## Stated goal
Omit the images, then print each record below exactly as it reads.

## Record list
Begin

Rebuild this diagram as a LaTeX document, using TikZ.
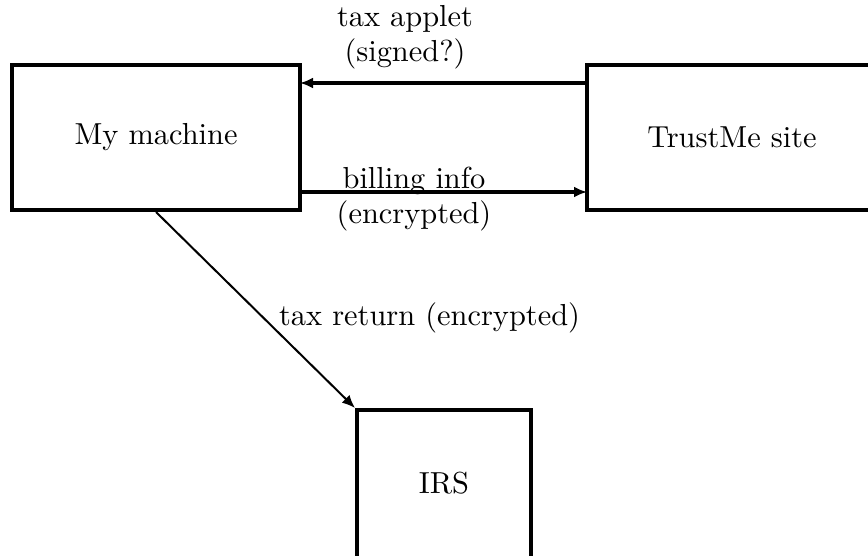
\documentclass[tikz,border=0pt]{standalone}
\usepackage{fontspec}
\newfontfamily\lmten{lmroman10-regular.otf}
\usepackage{tikz}
\usetikzlibrary{arrows.meta}

\begin{document}
\begin{tikzpicture}[x=0.5pt,y=-0.5pt,
        font=\lmten\fontsize{15.2}{17.5}\selectfont,
        site/.style={draw,line width=2pt,inner sep=0pt},
        flow/.style={line width=1.6pt,-{Latex[length=6.5pt,width=5.5pt]}}]
        \useasboundingbox (0,0) rectangle (868,556);

        \node[site,minimum width=144pt,minimum height=72.5pt] (mm) at (156,137.5) {My machine};
        \node[site,minimum width=145pt,minimum height=72.5pt] (ts) at (732,137.5) {TrustMe site};
        \node[site,minimum width=87pt,minimum height=90pt] (irs) at (444,500) {};
        \node (irst) at (444,483) {IRS};

        \coordinate (a) at (587,83);
        \coordinate (b) at (300,83);
        \coordinate (c) at (300,192);
        \coordinate (d) at (587,192);

        \draw[flow] (a)--(b);
        \draw[flow] (c)--(d);
        \draw[flow,line width=1pt] (mm.south)--(irs.north west);

        \node[align=center] (ta) at (405,37) {tax applet\\(signed?)};
        \node[align=center] (bi) at (414,199) {billing info\\(encrypted)};
        \node[anchor=west] (tr) at (272,318) {tax return (encrypted)};
    \end{tikzpicture}
\end{document}
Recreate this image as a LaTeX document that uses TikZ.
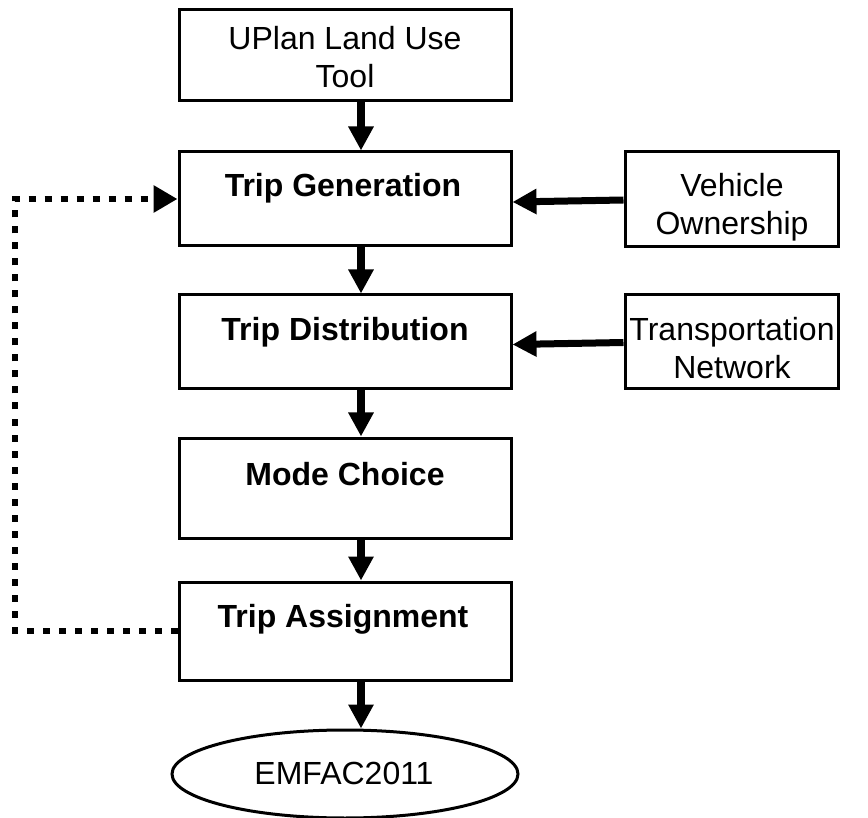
\documentclass[tikz,border=0pt]{standalone}
\usepackage{fontspec}
\setmainfont{Liberation Sans}
\usetikzlibrary{arrows.meta,shapes.geometric}
\begin{document}
\begin{tikzpicture}[x=1pt,y=-1pt,
  box/.style={draw,line width=3pt,rectangle,inner sep=0pt},
  oval/.style={draw,line width=3pt,ellipse,inner sep=0pt,minimum width=346pt,minimum height=88pt},
  lbl/.style={align=center,inner sep=0pt,font=\fontsize{32}{38}\selectfont},
  arr/.style={line width=8pt,-{Triangle[length=24pt,width=24pt]}},
  dots/.style={line width=6pt,dash pattern=on 7pt off 9pt,-{Triangle[length=24pt,width=26pt]}}]
\useasboundingbox (0,0) rectangle (868,818);
\node[box,minimum width=332pt,minimum height=91pt] (up) at (345,55.5) {};
\node[box,minimum width=332pt,minimum height=94pt] (tg) at (345,199) {};
\node[box,minimum width=332pt,minimum height=94pt] (td) at (345,342) {};
\node[box,minimum width=332pt,minimum height=100pt] (mc) at (345,488) {};
\node[box,minimum width=332pt,minimum height=98pt] (ta) at (345,631) {};
\node[box,minimum width=213pt,minimum height=95pt] (vo) at (731.5,199.5) {};
\node[box,minimum width=213pt,minimum height=94pt] (tn) at (731.5,342) {};
\node[oval] (em) at (345,774) {};
\node[lbl] (upt) at (345,57) {UPlan Land Use\\Tool};
\node[lbl] (tgt) at (343,188) {\bfseries Trip Generation};
\node[lbl] (tdt) at (345,332) {\bfseries Trip Distribution};
\node[lbl] (mct) at (345,474) {\bfseries Mode Choice};
\node[lbl] (tat) at (343,619) {\bfseries Trip Assignment};
\node[lbl] (vot) at (732,207) {Vehicle\\Ownership};
\node[lbl] (tnt) at (732,348) {Transportation\\Network};
\node[lbl] (emt) at (344,773) {EMFAC2011};
\coordinate (lp) at (15,400);
\draw[arr] ([xshift=16pt]up.south) -- ([xshift=16pt]tg.north);
\draw[arr] ([xshift=16pt]tg.south) -- ([xshift=16pt]td.north);
\draw[arr] ([xshift=16pt]td.south) -- ([xshift=16pt]mc.north);
\draw[arr] ([xshift=16pt]mc.south) -- ([xshift=16pt]ta.north);
\draw[arr] ([xshift=16pt]ta.south) -- ([xshift=16pt]ta.south |- em.north);
\draw[arr,line width=7pt] ([yshift=-0.5pt]vo.west) -- ([yshift=-3pt]tg.east);
\draw[arr,line width=7pt] ([yshift=-0.5pt]tn.west) -- ([yshift=-2.5pt]td.east);
\draw[dots] (ta.west) -| (lp) |- (tg.west);
\end{tikzpicture}
\end{document}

End

## Task result
Rebuild this diagram as a LaTeX document, using TikZ.
\documentclass[tikz,border=0pt]{standalone}
\usepackage{fontspec}
\newfontfamily\lmten{lmroman10-regular.otf}
\usepackage{tikz}
\usetikzlibrary{arrows.meta}

\begin{document}
\begin{tikzpicture}[x=0.5pt,y=-0.5pt,
        font=\lmten\fontsize{15.2}{17.5}\selectfont,
        site/.style={draw,line width=2pt,inner sep=0pt},
        flow/.style={line width=1.6pt,-{Latex[length=6.5pt,width=5.5pt]}}]
        \useasboundingbox (0,0) rectangle (868,556);

        \node[site,minimum width=144pt,minimum height=72.5pt] (mm) at (156,137.5) {My machine};
        \node[site,minimum width=145pt,minimum height=72.5pt] (ts) at (732,137.5) {TrustMe site};
        \node[site,minimum width=87pt,minimum height=90pt] (irs) at (444,500) {};
        \node (irst) at (444,483) {IRS};

        \coordinate (a) at (587,83);
        \coordinate (b) at (300,83);
        \coordinate (c) at (300,192);
        \coordinate (d) at (587,192);

        \draw[flow] (a)--(b);
        \draw[flow] (c)--(d);
        \draw[flow,line width=1pt] (mm.south)--(irs.north west);

        \node[align=center] (ta) at (405,37) {tax applet\\(signed?)};
        \node[align=center] (bi) at (414,199) {billing info\\(encrypted)};
        \node[anchor=west] (tr) at (272,318) {tax return (encrypted)};
    \end{tikzpicture}
\end{document}
Recreate this image as a LaTeX document that uses TikZ.
\documentclass[tikz,border=0pt]{standalone}
\usepackage{fontspec}
\setmainfont{Liberation Sans}
\usetikzlibrary{arrows.meta,shapes.geometric}
\begin{document}
\begin{tikzpicture}[x=1pt,y=-1pt,
  box/.style={draw,line width=3pt,rectangle,inner sep=0pt},
  oval/.style={draw,line width=3pt,ellipse,inner sep=0pt,minimum width=346pt,minimum height=88pt},
  lbl/.style={align=center,inner sep=0pt,font=\fontsize{32}{38}\selectfont},
  arr/.style={line width=8pt,-{Triangle[length=24pt,width=24pt]}},
  dots/.style={line width=6pt,dash pattern=on 7pt off 9pt,-{Triangle[length=24pt,width=26pt]}}]
\useasboundingbox (0,0) rectangle (868,818);
\node[box,minimum width=332pt,minimum height=91pt] (up) at (345,55.5) {};
\node[box,minimum width=332pt,minimum height=94pt] (tg) at (345,199) {};
\node[box,minimum width=332pt,minimum height=94pt] (td) at (345,342) {};
\node[box,minimum width=332pt,minimum height=100pt] (mc) at (345,488) {};
\node[box,minimum width=332pt,minimum height=98pt] (ta) at (345,631) {};
\node[box,minimum width=213pt,minimum height=95pt] (vo) at (731.5,199.5) {};
\node[box,minimum width=213pt,minimum height=94pt] (tn) at (731.5,342) {};
\node[oval] (em) at (345,774) {};
\node[lbl] (upt) at (345,57) {UPlan Land Use\\Tool};
\node[lbl] (tgt) at (343,188) {\bfseries Trip Generation};
\node[lbl] (tdt) at (345,332) {\bfseries Trip Distribution};
\node[lbl] (mct) at (345,474) {\bfseries Mode Choice};
\node[lbl] (tat) at (343,619) {\bfseries Trip Assignment};
\node[lbl] (vot) at (732,207) {Vehicle\\Ownership};
\node[lbl] (tnt) at (732,348) {Transportation\\Network};
\node[lbl] (emt) at (344,773) {EMFAC2011};
\coordinate (lp) at (15,400);
\draw[arr] ([xshift=16pt]up.south) -- ([xshift=16pt]tg.north);
\draw[arr] ([xshift=16pt]tg.south) -- ([xshift=16pt]td.north);
\draw[arr] ([xshift=16pt]td.south) -- ([xshift=16pt]mc.north);
\draw[arr] ([xshift=16pt]mc.south) -- ([xshift=16pt]ta.north);
\draw[arr] ([xshift=16pt]ta.south) -- ([xshift=16pt]ta.south |- em.north);
\draw[arr,line width=7pt] ([yshift=-0.5pt]vo.west) -- ([yshift=-3pt]tg.east);
\draw[arr,line width=7pt] ([yshift=-0.5pt]tn.west) -- ([yshift=-2.5pt]td.east);
\draw[dots] (ta.west) -| (lp) |- (tg.west);
\end{tikzpicture}
\end{document}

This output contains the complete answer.